How about using a special hook to solve this?
pre-commit
hooks are pretty easy to write and use. So why not create a hook that allows for this schema to work. The hook would be included in the repository root pre-commit-config.yaml
and then call pre-commit
in a way inside the subfolders that it won’t mess up your special use case.
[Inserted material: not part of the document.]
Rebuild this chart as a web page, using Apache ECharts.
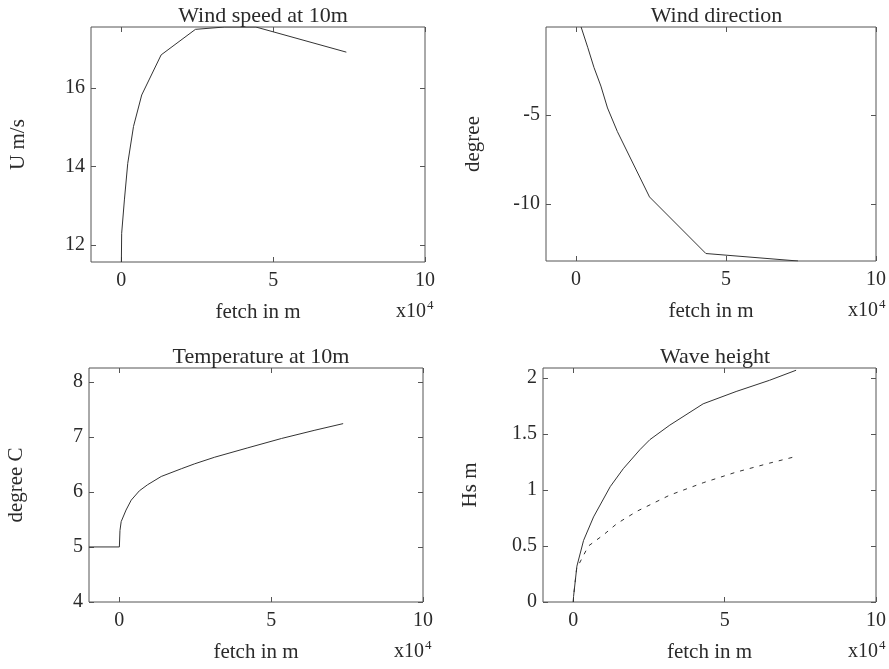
<!DOCTYPE html>
<html>
<head>
<meta charset="utf-8">
<script src="https://cdn.jsdelivr.net/npm/echarts@6/dist/echarts.min.js"></script>
<style>
  html, body { margin: 0; padding: 0; background: #fff; }
  #chart { width: 889px; height: 669px; }
</style>
</head>
<body>
<div id="chart"></div>
<script>
// Fetch distances in metres; the x axes are labelled in units of 10^4 m.
const fetchTicks = [0, 50000, 100000];

// Wind speed at 10 m (m/s)
const speedFetch = [0, 100, 1000, 2100, 4000, 6700, 13100, 24400, 34000, 44300, 74100];
const speedU     = [11.57, 12.3, 13.15, 14.08, 15.02, 15.82, 16.84, 17.49, 17.55, 17.55, 16.91];

// Wind direction (degree)
const dirFetch = [1700, 3900, 6000, 8300, 10500, 13800, 24500, 43300, 74000];
const dirDeg   = [-0.05, -1.19, -2.33, -3.37, -4.6, -5.93, -9.6, -12.78, -13.2];

// Temperature at 10 m (degree C)
const tempFetch = [-10000, 0, 200, 600, 2200, 3900, 6600, 9300, 13800, 20400, 24800, 31400, 42300, 53400, 64400, 73700];
const tempC     = [5, 5, 5.3, 5.46, 5.67, 5.85, 6.02, 6.13, 6.28, 6.42, 6.51, 6.63, 6.8, 6.97, 7.12, 7.24];

// Significant wave height (m): solid and dashed curves
const waveFetch  = [0, 100, 1200, 3400, 6700, 12200, 16500, 22000, 25300, 31900, 42900, 53800, 64800, 73600];
const waveHs     = [0, 0.05, 0.32, 0.55, 0.76, 1.03, 1.19, 1.36, 1.45, 1.58, 1.77, 1.88, 1.98, 2.07];
const wave2Fetch = [0, 100, 1200, 2000, 5000, 10000, 14400, 21000, 31900, 42900, 53800, 64800, 73600];
const wave2Hs    = [0, 0.05, 0.32, 0.345, 0.5, 0.6, 0.7, 0.81, 0.955, 1.065, 1.16, 1.24, 1.30];

const titles  = ['Wind speed at 10m', 'Wind direction', 'Temperature at 10m', 'Wave height'];
const yNames  = ['U m/s', 'degree', 'degree C', 'Hs m'];
const yRanges = [[11.57, 17.55], [-13.2, -0.05], [4, 8.25], [0, 2.09]];
const yTicks  = [[12, 14, 16], [-10, -5], [4, 5, 6, 7, 8], [0, 0.5, 1, 1.5, 2]];

const FONT = '"Liberation Serif", "DejaVu Serif", serif';
const INK = '#2a2a2a';
const FRAME = '#555';

// panel boxes in pixels: left, top, width, height
const boxes = [
  [91, 27, 334, 235],
  [546, 27, 331, 234],
  [89, 368, 334, 234],
  [543, 368, 334, 234]
];

const grid = boxes.map(b => ({
  left: b[0], top: b[1], width: b[2], height: b[3],
  show: true, borderColor: FRAME, borderWidth: 1, backgroundColor: 'transparent'
}));

const tick = vals => ({ show: true, inside: true, length: 5, customValues: vals, lineStyle: { color: FRAME, width: 1 } });
const noLine = { show: false, onZero: false };

const xAxis = [];
const yAxis = [];
boxes.forEach((b, i) => {
  xAxis.push({
    type: 'value', gridIndex: i, position: 'bottom', min: -10000, max: 100000,
    axisLine: noLine, splitLine: { show: false },
    axisTick: tick(fetchTicks),
    axisLabel: {
      customValues: fetchTicks, formatter: v => String(v / 10000),
      fontFamily: FONT, fontSize: 20, color: INK, margin: 9
    },
    name: 'fetch in m', nameLocation: 'middle', nameGap: 40,
    nameTextStyle: { fontFamily: FONT, fontSize: 21, color: INK }
  });
  xAxis.push({
    type: 'value', gridIndex: i, position: 'top', min: -10000, max: 100000,
    axisLine: noLine, splitLine: { show: false },
    axisTick: tick(fetchTicks), axisLabel: { show: false }
  });
  yAxis.push({
    type: 'value', gridIndex: i, position: 'left', min: yRanges[i][0], max: yRanges[i][1],
    axisLine: noLine, splitLine: { show: false },
    axisTick: tick(yTicks[i]),
    axisLabel: {
      customValues: yTicks[i], fontFamily: FONT, fontSize: 20, color: INK, margin: 6
    },
    name: yNames[i], nameLocation: 'middle', nameRotate: 90, nameGap: 62,
    nameTextStyle: { fontFamily: FONT, fontSize: 21, color: INK }
  });
  yAxis.push({
    type: 'value', gridIndex: i, position: 'right', min: yRanges[i][0], max: yRanges[i][1],
    axisLine: noLine, splitLine: { show: false },
    axisTick: tick(yTicks[i]), axisLabel: { show: false }
  });
});

const zip = (xs, ys) => xs.map((x, k) => [x, ys[k]]);
const lineSeries = (panel, xs, ys, dashed) => ({
  type: 'line', xAxisIndex: panel * 2, yAxisIndex: panel * 2,
  data: zip(xs, ys), showSymbol: false, symbol: 'none', smooth: false,
  clip: true, animation: false,
  lineStyle: { color: '#333', width: 1, type: dashed ? [4, 6] : 'solid' }
});

const series = [
  lineSeries(0, speedFetch, speedU),
  lineSeries(1, dirFetch, dirDeg),
  lineSeries(2, tempFetch, tempC),
  lineSeries(3, waveFetch, waveHs),
  lineSeries(3, wave2Fetch, wave2Hs, true)
];

const title = boxes.map((b, i) => ({
  text: titles[i], left: b[0] + b[2] / 2, top: b[1] - 27, textAlign: 'center',
  textStyle: { fontFamily: FONT, fontSize: 22, fontWeight: 'normal', color: INK }
}));

// "x10^4" exponent note beside each x-axis name
const graphic = [];
boxes.forEach(b => {
  const right = b[0] + b[2];
  const y = b[1] + b[3] + 50;
  graphic.push({
    type: 'text', x: right + 1, y: y,
    style: { text: 'x10', font: '20px ' + FONT, fill: INK, align: 'right', verticalAlign: 'middle' }
  });
  graphic.push({
    type: 'text', x: right + 2, y: y - 6,
    style: { text: '4', font: '13px ' + FONT, fill: INK, align: 'left', verticalAlign: 'middle' }
  });
});

const chart = echarts.init(document.getElementById('chart'), null, { renderer: 'canvas' });
chart.setOption({
  backgroundColor: '#fff',
  animation: false,
  title, grid, xAxis, yAxis, series, graphic
});
</script>
</body>
</html>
Thats why I created sub-pre-commit
(https://github.com/ddanier/sub-pre-commit). It just provides such a hook. Your root configuration could look like this:
repos:
- repo: https://github.com/ddanier/sub-pre-commit.git
rev: v2.20.0-3 # MUST match your pre-commit version
hooks:
- id: sub-pre-commit
alias: frontend
name: "pre-commit for src/frontend/"
args: ["-p", "src/frontend"]
files: "^src/frontend/.*"
stages: ["commit"]
- id: sub-pre-commit
alias: backend
name: "pre-commit for src/backend/"
args: ["-p", "src/backend"]
files: "^src/backend/.*"
stages: ["commit"]
It will now cd
into the folders passed using -p
to sub-pre-commit
and then change the way pre-commit
is called so it won’t change the parameters and cd
back into the repository root again.
See the README for additional details on how this works.
Summary
pre-commit
is really not designed to work with monorepos, although the issues might not be visible from the start. I also think managing different .pre-commit-config.yaml
files for each part of the repository is a mandatory feature.
sub-pre-commit
tries to just fill the gap pre-commit
left us with. I hope this helps anybody and would like to receive any feedback — positive or negative.